Social Responsibility Officer Justin Arnott charts the path through Lent to Easter and beyond
Christ is risen! He is risen indeed, Alleluia! As we move through the season of Lent, through the cross and empty tomb, into Eastertide and as the days lengthen, we might be forgiven for feeling that things are getting easier and better.
While this can be the case, the harsh reality is that social issues rarely do so with the passing of time or the change of a season. Indeed, it is when we least expect it that things often get worse in the world.
Hindsight is always 20/20 while it is difficult to make predictions about the future. We can also get trapped into always reacting to the latest crisis, while the not-so-latest fades from the headlines.
It is into this that the Year of Salt and Light continues to highlight different areas of Social Responsibility to provoke thought, prayer and action. After touching on refugees, we are spending Lent looking at divisions, conflict and power in a different light.

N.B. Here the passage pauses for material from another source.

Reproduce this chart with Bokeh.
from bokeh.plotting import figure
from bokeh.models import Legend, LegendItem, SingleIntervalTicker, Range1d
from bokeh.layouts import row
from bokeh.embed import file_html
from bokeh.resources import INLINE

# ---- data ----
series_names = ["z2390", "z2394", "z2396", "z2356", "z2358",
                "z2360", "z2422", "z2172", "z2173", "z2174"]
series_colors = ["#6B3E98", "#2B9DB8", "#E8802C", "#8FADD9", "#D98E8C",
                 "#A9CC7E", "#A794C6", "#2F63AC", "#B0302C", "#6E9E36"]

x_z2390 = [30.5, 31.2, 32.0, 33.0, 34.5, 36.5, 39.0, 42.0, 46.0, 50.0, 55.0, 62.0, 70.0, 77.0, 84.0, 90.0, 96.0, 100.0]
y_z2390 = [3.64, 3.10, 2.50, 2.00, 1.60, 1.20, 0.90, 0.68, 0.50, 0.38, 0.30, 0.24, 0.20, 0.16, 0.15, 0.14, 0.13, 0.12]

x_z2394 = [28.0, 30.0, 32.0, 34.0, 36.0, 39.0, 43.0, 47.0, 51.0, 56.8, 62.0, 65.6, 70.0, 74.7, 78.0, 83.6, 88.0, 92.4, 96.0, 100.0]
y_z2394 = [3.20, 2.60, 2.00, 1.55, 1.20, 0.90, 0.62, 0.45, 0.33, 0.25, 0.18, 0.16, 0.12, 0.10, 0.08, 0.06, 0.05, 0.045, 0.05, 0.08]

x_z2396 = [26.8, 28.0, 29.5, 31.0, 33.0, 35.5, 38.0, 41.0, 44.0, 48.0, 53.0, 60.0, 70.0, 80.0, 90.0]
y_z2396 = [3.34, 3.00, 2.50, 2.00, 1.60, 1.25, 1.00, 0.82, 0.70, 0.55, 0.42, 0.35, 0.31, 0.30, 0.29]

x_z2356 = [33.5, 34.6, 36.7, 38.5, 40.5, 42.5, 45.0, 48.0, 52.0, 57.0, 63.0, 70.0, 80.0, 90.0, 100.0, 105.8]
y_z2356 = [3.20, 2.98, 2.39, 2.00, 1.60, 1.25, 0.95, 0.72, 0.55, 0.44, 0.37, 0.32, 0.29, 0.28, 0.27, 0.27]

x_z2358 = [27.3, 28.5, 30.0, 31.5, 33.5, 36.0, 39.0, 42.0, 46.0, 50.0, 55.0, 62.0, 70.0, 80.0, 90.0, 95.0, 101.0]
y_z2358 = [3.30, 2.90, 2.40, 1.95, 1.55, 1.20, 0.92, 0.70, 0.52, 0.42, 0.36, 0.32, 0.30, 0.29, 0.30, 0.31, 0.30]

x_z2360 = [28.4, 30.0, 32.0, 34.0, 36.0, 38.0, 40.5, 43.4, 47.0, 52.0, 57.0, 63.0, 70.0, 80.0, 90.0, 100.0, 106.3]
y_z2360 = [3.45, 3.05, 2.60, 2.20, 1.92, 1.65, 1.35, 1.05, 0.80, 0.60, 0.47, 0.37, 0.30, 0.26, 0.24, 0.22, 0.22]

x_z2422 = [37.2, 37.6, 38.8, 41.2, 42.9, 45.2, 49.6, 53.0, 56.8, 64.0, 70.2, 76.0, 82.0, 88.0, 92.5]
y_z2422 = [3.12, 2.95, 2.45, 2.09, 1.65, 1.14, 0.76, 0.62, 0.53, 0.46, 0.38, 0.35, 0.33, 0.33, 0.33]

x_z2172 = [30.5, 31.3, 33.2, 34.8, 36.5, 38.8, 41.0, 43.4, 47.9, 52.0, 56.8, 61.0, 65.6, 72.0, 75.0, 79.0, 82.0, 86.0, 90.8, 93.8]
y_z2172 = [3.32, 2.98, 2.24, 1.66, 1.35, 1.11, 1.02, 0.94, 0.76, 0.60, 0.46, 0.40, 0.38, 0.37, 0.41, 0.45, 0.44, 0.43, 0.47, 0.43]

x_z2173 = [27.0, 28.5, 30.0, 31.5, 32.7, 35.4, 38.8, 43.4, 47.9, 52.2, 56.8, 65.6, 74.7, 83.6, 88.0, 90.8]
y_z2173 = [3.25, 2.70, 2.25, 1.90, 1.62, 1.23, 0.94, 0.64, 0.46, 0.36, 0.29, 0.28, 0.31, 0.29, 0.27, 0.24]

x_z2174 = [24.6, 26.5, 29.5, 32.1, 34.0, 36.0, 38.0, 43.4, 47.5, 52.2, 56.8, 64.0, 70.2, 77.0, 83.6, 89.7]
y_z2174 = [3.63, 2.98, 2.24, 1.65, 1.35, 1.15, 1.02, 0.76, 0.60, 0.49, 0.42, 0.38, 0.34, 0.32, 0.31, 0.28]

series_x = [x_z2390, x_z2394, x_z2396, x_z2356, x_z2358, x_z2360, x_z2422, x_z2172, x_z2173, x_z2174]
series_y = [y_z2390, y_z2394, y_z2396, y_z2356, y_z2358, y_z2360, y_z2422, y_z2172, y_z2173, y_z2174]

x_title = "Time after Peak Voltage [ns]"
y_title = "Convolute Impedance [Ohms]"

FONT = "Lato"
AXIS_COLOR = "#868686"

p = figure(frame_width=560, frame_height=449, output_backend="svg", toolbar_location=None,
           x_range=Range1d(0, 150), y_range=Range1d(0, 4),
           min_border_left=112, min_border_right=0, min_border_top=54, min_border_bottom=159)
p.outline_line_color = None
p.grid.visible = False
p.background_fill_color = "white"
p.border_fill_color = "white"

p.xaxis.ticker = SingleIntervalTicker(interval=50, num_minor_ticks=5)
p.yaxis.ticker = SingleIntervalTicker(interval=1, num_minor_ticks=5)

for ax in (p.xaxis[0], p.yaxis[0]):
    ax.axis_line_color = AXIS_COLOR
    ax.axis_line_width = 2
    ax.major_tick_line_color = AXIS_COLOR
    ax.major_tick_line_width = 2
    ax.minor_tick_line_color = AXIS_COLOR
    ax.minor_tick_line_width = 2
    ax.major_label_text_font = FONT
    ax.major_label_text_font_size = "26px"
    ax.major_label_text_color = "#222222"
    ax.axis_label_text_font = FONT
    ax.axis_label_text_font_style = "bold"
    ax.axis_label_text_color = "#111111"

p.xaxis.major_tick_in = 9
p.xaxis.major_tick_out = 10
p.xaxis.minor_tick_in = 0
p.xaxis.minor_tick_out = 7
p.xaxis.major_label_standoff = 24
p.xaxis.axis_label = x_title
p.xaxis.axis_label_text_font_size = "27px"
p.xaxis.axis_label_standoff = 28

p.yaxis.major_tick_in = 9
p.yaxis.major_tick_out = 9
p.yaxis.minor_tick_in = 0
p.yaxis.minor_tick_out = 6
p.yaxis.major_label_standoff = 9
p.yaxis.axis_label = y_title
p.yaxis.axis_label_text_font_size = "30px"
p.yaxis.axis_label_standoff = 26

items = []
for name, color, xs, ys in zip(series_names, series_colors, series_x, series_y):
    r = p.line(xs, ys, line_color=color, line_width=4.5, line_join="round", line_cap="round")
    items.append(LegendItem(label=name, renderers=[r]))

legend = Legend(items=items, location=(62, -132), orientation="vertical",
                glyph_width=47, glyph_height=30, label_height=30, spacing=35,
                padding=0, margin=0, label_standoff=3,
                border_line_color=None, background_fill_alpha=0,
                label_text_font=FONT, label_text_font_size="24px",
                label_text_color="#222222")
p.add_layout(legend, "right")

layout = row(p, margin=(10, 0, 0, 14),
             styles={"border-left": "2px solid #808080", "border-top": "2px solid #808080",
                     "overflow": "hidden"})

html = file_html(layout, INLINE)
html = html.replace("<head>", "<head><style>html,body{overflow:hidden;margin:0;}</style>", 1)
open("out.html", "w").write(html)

Then we move on to the areas of Racial Justice and Poverty. The intention is not for them to be one-offs; the material can be found, and will remain, on the diocesan website along with a new email stdavids.yearof@cinw.org.uk for you to send communication, comments and feedback to.
Again, the intention is not to overwhelm or blame, but rather to support and encourage what is already being done while offering areas for further work.
As vast and diverse as the field of Social Responsibility is, so too are those called to work in the different areas and therefore we should not fall into the trap of trying to do it all, or moving from one area to another.
Rather, as Christians, we acknowledge God’s involvement in our creation and the forming of our character and thus can rely on Him to guide us to where we can be most effective. Often this is through our interests or where we already are!
May your Eastertide be filled with opportunities to demonstrate to those around us the reason for the hope we have - not in a philosophy, teaching or religion, but in the person of Jesus Christ, who came to radically transform not just lives but also society.
His saving love, demonstrated on the cross and confirmed in the empty tomb, is what empowered his disciples and flowers throughout the ages to work for a better life for those around them. In this world and the next.